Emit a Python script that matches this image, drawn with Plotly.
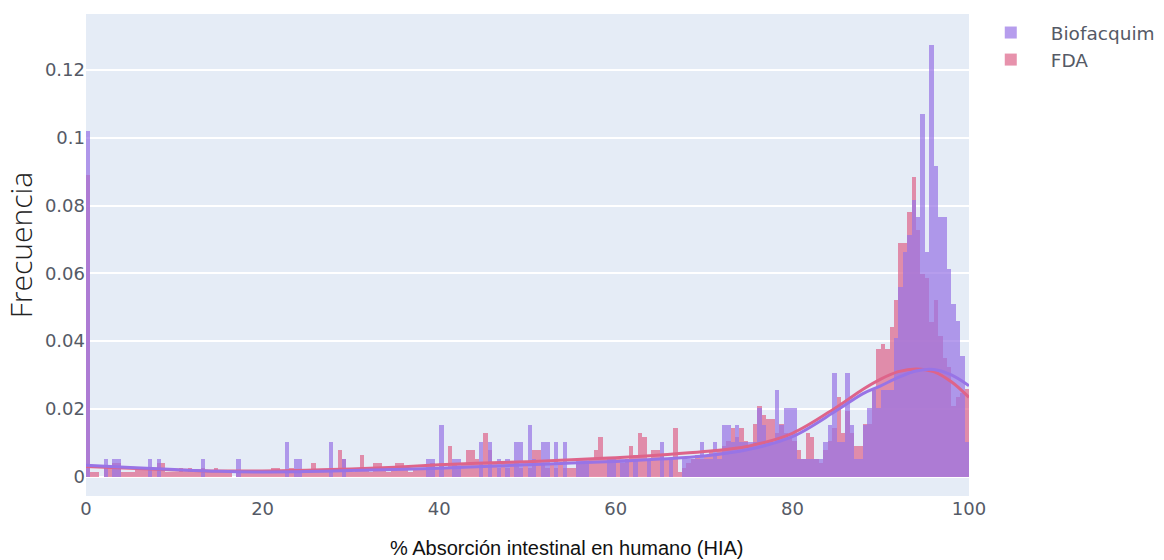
import plotly.graph_objects as go

# Histogram bins: width 0.5 from 0 to 100 (200 bins), values are probability densities
bin_width = 0.5
bin_centers = [0.25 + bin_width * i for i in range(200)]

# Biofacquim density per bin, one row per 10 % of HIA
biofacquim_density = (
    [0.1020, 0, 0, 0, 0.0051, 0, 0.0051, 0.0051, 0, 0, 0, 0, 0, 0, 0.0051, 0, 0.0051, 0, 0, 0]
    + [0, 0, 0, 0, 0, 0, 0.0051, 0, 0, 0, 0, 0, 0, 0, 0.0051, 0, 0, 0, 0, 0]
    + [0, 0, 0, 0, 0, 0.0102, 0, 0.0051, 0.0051, 0, 0, 0, 0, 0, 0, 0.0102, 0, 0, 0.0051, 0]
    + [0, 0, 0, 0, 0, 0, 0, 0, 0, 0, 0, 0, 0, 0, 0, 0, 0, 0.0051, 0.0051, 0]
    + [0.0153, 0, 0, 0.0051, 0.0051, 0, 0, 0, 0, 0.0102, 0, 0.0102, 0, 0.0051, 0, 0.0051, 0, 0.0102, 0.0102, 0]
    + [0.0153, 0.0051, 0, 0.0102, 0.0102, 0, 0.0102, 0, 0.0102, 0, 0, 0.0051, 0.0051, 0.0051, 0, 0, 0, 0, 0.0051, 0.0051]
    + [0, 0.0051, 0.0051, 0, 0.0051, 0, 0, 0.0051, 0, 0, 0.0102, 0, 0.0051, 0, 0, 0.0051, 0.0051, 0.0051, 0.0051, 0.0102]
    + [0.0051, 0.0051, 0.0102, 0.0051, 0.0153, 0.0153, 0.0102, 0.0153, 0.0102, 0.0102, 0.0102, 0.0102, 0.0204, 0.0153, 0.0102, 0.0102, 0.0255, 0.0153, 0.0204, 0.0204]
    + [0.0204, 0.0051, 0.0051, 0.0051, 0.0051, 0.0051, 0.0051, 0.0102, 0.0153, 0.0306, 0.0102, 0.0102, 0.0306, 0.0153, 0.0051, 0.0051, 0.0153, 0.0204, 0.0255, 0.0204]
    + [0.0255, 0.0255, 0.0255, 0.0408, 0.0561, 0.0663, 0.0714, 0.0816, 0.0765, 0.1071, 0.0663, 0.1275, 0.0918, 0.0765, 0.0765, 0.0612, 0.0510, 0.0459, 0.0357, 0.0102]
)

# FDA density per bin
fda_density = (
    [0.0890, 0.0013, 0.0013, 0, 0.0026, 0.0026, 0.0039, 0.0039, 0.0013, 0.0013, 0.0013, 0.0026, 0.0026, 0.0026, 0.0026, 0.0026, 0.0039, 0.0039, 0.0013, 0.0013]
    + [0.0013, 0.0026, 0.0013, 0.0026, 0.0013, 0.0013, 0.0026, 0.0013, 0.0013, 0.0026, 0.0013, 0.0013, 0.0013, 0, 0.0013, 0.0013, 0.0013, 0.0013, 0.0013, 0.0013]
    + [0.0013, 0.0013, 0.0026, 0.0026, 0.0013, 0.0013, 0.0026, 0.0013, 0.0013, 0.0013, 0.0013, 0.0039, 0.0013, 0.0013, 0.0013, 0.0013, 0.0013, 0.0078, 0.0052, 0.0013]
    + [0.0013, 0.0026, 0.0065, 0.0026, 0.0013, 0.0039, 0.0039, 0.0026, 0.0013, 0.0026, 0.0039, 0.0039, 0.0026, 0.0013, 0.0026, 0.0026, 0.0026, 0.0026, 0.0039, 0.0026]
    + [0.0039, 0.0026, 0.0091, 0.0039, 0.0026, 0.0039, 0.0078, 0.0078, 0.0052, 0.0039, 0.0130, 0.0078, 0.0039, 0.0026, 0.0039, 0.0026, 0.0039, 0.0039, 0.0026, 0.0039]
    + [0.0026, 0.0078, 0.0078, 0.0039, 0.0026, 0.0039, 0.0026, 0.0039, 0.0026, 0.0026, 0.0026, 0.0039, 0.0039, 0.0039, 0.0052, 0.0078, 0.0117, 0.0052, 0.0052, 0.0052]
    + [0.0052, 0.0039, 0.0052, 0.0091, 0.0065, 0.0130, 0.0117, 0.0052, 0.0078, 0.0078, 0.0065, 0.0052, 0.0052, 0.0143, 0.0013, 0.0026, 0.0039, 0.0052, 0.0065, 0.0052]
    + [0.0065, 0.0078, 0.0065, 0.0078, 0.0091, 0.0104, 0.0143, 0.0117, 0.0143, 0.0104, 0.0091, 0.0156, 0.0208, 0.0182, 0.0169, 0.0169, 0.0130, 0.0156, 0.0130, 0.0117]
    + [0.0104, 0.0078, 0.0052, 0.0130, 0.0117, 0.0052, 0.0039, 0.0078, 0.0104, 0.0143, 0.0234, 0.0130, 0.0195, 0.0130, 0.0091, 0.0091, 0.0156, 0.0156, 0.0260, 0.0377]
    + [0.0390, 0.0377, 0.0442, 0.0520, 0.0689, 0.0689, 0.0780, 0.0884, 0.0728, 0.0598, 0.0585, 0.0455, 0.0520, 0.0416, 0.0351, 0.0325, 0.0208, 0.0234, 0.0247, 0.0260]
)

# Kernel density curves
kde_x = [0, 5, 10, 15, 20, 25, 30, 35, 40, 45, 50, 55, 60, 65, 70, 75, 80, 85, 88, 90, 92, 94, 96, 98, 100]
biofacquim_kde = [0.0034, 0.0027, 0.0021, 0.0016, 0.0014, 0.0015, 0.0018, 0.0021, 0.0025, 0.0030,
                  0.0035, 0.0040, 0.0045, 0.0052, 0.0061, 0.0080, 0.0118, 0.0195, 0.0245, 0.0268,
                  0.0293, 0.0312, 0.0316, 0.0300, 0.0268]
fda_kde = [0.0030, 0.0025, 0.0020, 0.0017, 0.0017, 0.0019, 0.0023, 0.0028, 0.0035, 0.0040,
           0.0044, 0.0050, 0.0056, 0.0064, 0.0074, 0.0090, 0.0128, 0.0205, 0.0258, 0.0288,
           0.0310, 0.0318, 0.0310, 0.0280, 0.0234]

bio_color = "rgb(152, 116, 230)"
fda_color = "rgb(222, 100, 138)"

fig = go.Figure()
fig.add_trace(go.Bar(x=bin_centers, y=fda_density, width=bin_width, name="FDA",
                     marker=dict(color=fda_color, line=dict(width=0)), opacity=0.7,
                     legendrank=2))
fig.add_trace(go.Bar(x=bin_centers, y=biofacquim_density, width=bin_width, name="Biofacquim",
                     marker=dict(color=bio_color, line=dict(width=0)), opacity=0.7,
                     legendrank=1))
fig.add_trace(go.Scatter(x=kde_x, y=fda_kde, mode="lines", line=dict(color=fda_color, width=3, shape="spline"),
                         showlegend=False, hoverinfo="skip"))
fig.add_trace(go.Scatter(x=kde_x, y=biofacquim_kde, mode="lines", line=dict(color=bio_color, width=3, shape="spline"),
                         showlegend=False, hoverinfo="skip"))

tick_font = dict(family="DejaVu Sans, Verdana, sans-serif", size=18, color="#555a66")

fig.update_layout(
    width=1164, height=560,
    margin=dict(l=86, r=195, t=14, b=64, autoexpand=False),
    barmode="overlay", bargap=0,
    plot_bgcolor="#E5ECF6", paper_bgcolor="white",
    font=dict(family="DejaVu Sans, Verdana, sans-serif"),
    legend=dict(x=1.002, y=1.0, xanchor="left", yanchor="top", itemwidth=70,
                font=dict(family="DejaVu Sans, Verdana, sans-serif", size=18.5, color="#555a66")),
    xaxis=dict(range=[0, 100], tickvals=[0, 20, 40, 60, 80, 100], showgrid=False,
               zeroline=False, showline=False, tickfont=tick_font, ticks=""),
    yaxis=dict(range=[-0.0057, 0.1365], tickvals=[0, 0.02, 0.04, 0.06, 0.08, 0.1, 0.12],
               ticktext=["0", "0.02", "0.04", "0.06", "0.08", "0.1", "0.12"],
               gridcolor="white", gridwidth=2, zeroline=True, zerolinecolor="white", zerolinewidth=2,
               showline=False, tickfont=tick_font, ticks=""),
    annotations=[
        dict(text="Frecuencia", xref="paper", yref="paper", x=-0.0745, y=0.5207,
             xanchor="center", yanchor="middle", textangle=-90, showarrow=False,
             font=dict(family="Open Sans, sans-serif", size=30, color="#222222", weight=300)),
        dict(text="% Absorción intestinal en humano (HIA)", xref="paper", yref="paper",
             x=0.545, y=-0.108, xanchor="center", yanchor="middle", showarrow=False,
             font=dict(family="Liberation Sans, Arial", size=20, color="#111111")),
    ],
)

fig.write_html("out.html")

• • • • • • •

Everything from the first line to the line with "bin_centers = [0.25" must be repeated exactly, and nothing else. Leave the pictures out.

Emit a Python script that matches this image, drawn with Plotly.
import plotly.graph_objects as go

# Histogram bins: width 0.5 from 0 to 100 (200 bins), values are probability densities
bin_width = 0.5
bin_centers = [0.25 + bin_width * i for i in range(200)]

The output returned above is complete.